■ Problem: Retype each line of the material exactly, please, skipping any picture in it.
--- Start of Supplied information ---
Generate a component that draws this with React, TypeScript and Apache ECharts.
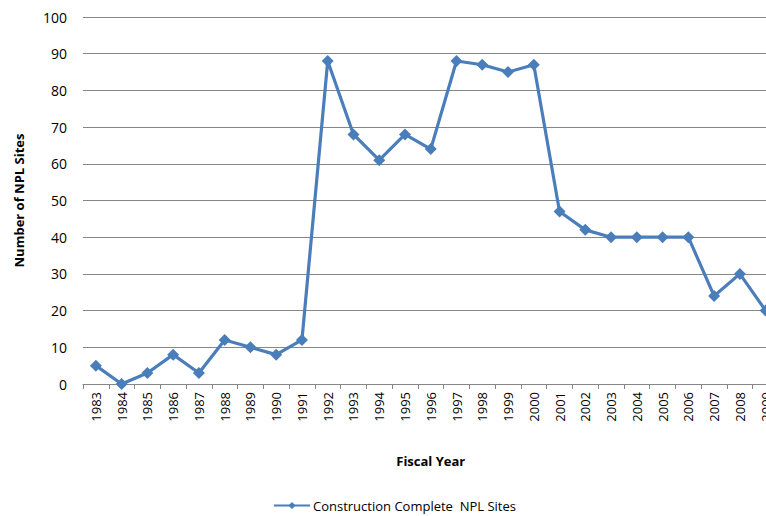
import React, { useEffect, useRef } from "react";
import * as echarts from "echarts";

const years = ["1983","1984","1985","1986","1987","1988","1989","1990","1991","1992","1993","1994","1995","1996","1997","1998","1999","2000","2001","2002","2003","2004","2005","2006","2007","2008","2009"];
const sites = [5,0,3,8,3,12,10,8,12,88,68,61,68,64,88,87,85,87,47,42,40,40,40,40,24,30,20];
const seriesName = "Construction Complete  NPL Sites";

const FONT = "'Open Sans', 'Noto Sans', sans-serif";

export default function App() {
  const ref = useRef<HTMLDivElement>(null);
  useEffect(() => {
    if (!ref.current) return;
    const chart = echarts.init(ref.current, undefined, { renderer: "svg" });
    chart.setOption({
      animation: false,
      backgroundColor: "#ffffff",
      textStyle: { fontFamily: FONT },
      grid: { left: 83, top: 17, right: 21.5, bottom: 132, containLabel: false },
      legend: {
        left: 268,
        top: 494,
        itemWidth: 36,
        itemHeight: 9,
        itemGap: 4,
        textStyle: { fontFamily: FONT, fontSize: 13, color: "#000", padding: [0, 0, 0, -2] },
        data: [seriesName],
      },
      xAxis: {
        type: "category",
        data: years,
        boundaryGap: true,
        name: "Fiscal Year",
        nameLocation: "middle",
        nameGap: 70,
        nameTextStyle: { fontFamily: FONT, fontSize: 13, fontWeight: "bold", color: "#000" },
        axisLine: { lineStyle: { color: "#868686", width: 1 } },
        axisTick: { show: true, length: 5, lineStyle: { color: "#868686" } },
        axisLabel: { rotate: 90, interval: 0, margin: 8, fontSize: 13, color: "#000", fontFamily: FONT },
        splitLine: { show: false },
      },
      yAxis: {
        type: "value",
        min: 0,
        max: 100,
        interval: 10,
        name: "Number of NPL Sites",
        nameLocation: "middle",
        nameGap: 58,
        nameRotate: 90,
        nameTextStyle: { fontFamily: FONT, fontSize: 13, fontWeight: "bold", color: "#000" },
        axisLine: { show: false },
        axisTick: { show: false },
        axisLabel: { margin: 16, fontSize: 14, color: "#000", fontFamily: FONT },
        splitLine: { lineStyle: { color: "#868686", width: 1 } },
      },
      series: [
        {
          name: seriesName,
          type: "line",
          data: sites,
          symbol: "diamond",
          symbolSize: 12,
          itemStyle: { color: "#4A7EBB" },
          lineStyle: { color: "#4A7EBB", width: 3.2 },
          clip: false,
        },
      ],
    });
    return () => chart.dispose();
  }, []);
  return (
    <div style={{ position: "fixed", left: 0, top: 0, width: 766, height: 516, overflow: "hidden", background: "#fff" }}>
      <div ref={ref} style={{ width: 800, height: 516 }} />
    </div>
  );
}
--- End of Supplied information ---
■ Solution to the exercise:
Generate a component that draws this with React, TypeScript and Apache ECharts.
import React, { useEffect, useRef } from "react";
import * as echarts from "echarts";

const years = ["1983","1984","1985","1986","1987","1988","1989","1990","1991","1992","1993","1994","1995","1996","1997","1998","1999","2000","2001","2002","2003","2004","2005","2006","2007","2008","2009"];
const sites = [5,0,3,8,3,12,10,8,12,88,68,61,68,64,88,87,85,87,47,42,40,40,40,40,24,30,20];
const seriesName = "Construction Complete  NPL Sites";

const FONT = "'Open Sans', 'Noto Sans', sans-serif";

export default function App() {
  const ref = useRef<HTMLDivElement>(null);
  useEffect(() => {
    if (!ref.current) return;
    const chart = echarts.init(ref.current, undefined, { renderer: "svg" });
    chart.setOption({
      animation: false,
      backgroundColor: "#ffffff",
      textStyle: { fontFamily: FONT },
      grid: { left: 83, top: 17, right: 21.5, bottom: 132, containLabel: false },
      legend: {
        left: 268,
        top: 494,
        itemWidth: 36,
        itemHeight: 9,
        itemGap: 4,
        textStyle: { fontFamily: FONT, fontSize: 13, color: "#000", padding: [0, 0, 0, -2] },
        data: [seriesName],
      },
      xAxis: {
        type: "category",
        data: years,
        boundaryGap: true,
        name: "Fiscal Year",
        nameLocation: "middle",
        nameGap: 70,
        nameTextStyle: { fontFamily: FONT, fontSize: 13, fontWeight: "bold", color: "#000" },
        axisLine: { lineStyle: { color: "#868686", width: 1 } },
        axisTick: { show: true, length: 5, lineStyle: { color: "#868686" } },
        axisLabel: { rotate: 90, interval: 0, margin: 8, fontSize: 13, color: "#000", fontFamily: FONT },
        splitLine: { show: false },
      },
      yAxis: {
        type: "value",
        min: 0,
        max: 100,
        interval: 10,
        name: "Number of NPL Sites",
        nameLocation: "middle",
        nameGap: 58,
        nameRotate: 90,
        nameTextStyle: { fontFamily: FONT, fontSize: 13, fontWeight: "bold", color: "#000" },
        axisLine: { show: false },
        axisTick: { show: false },
        axisLabel: { margin: 16, fontSize: 14, color: "#000", fontFamily: FONT },
        splitLine: { lineStyle: { color: "#868686", width: 1 } },
      },
      series: [
        {
          name: seriesName,
          type: "line",
          data: sites,
          symbol: "diamond",
          symbolSize: 12,
          itemStyle: { color: "#4A7EBB" },
          lineStyle: { color: "#4A7EBB", width: 3.2 },
          clip: false,
        },
      ],
    });
    return () => chart.dispose();
  }, []);
  return (
    <div style={{ position: "fixed", left: 0, top: 0, width: 766, height: 516, overflow: "hidden", background: "#fff" }}>
      <div ref={ref} style={{ width: 800, height: 516 }} />
    </div>
  );
}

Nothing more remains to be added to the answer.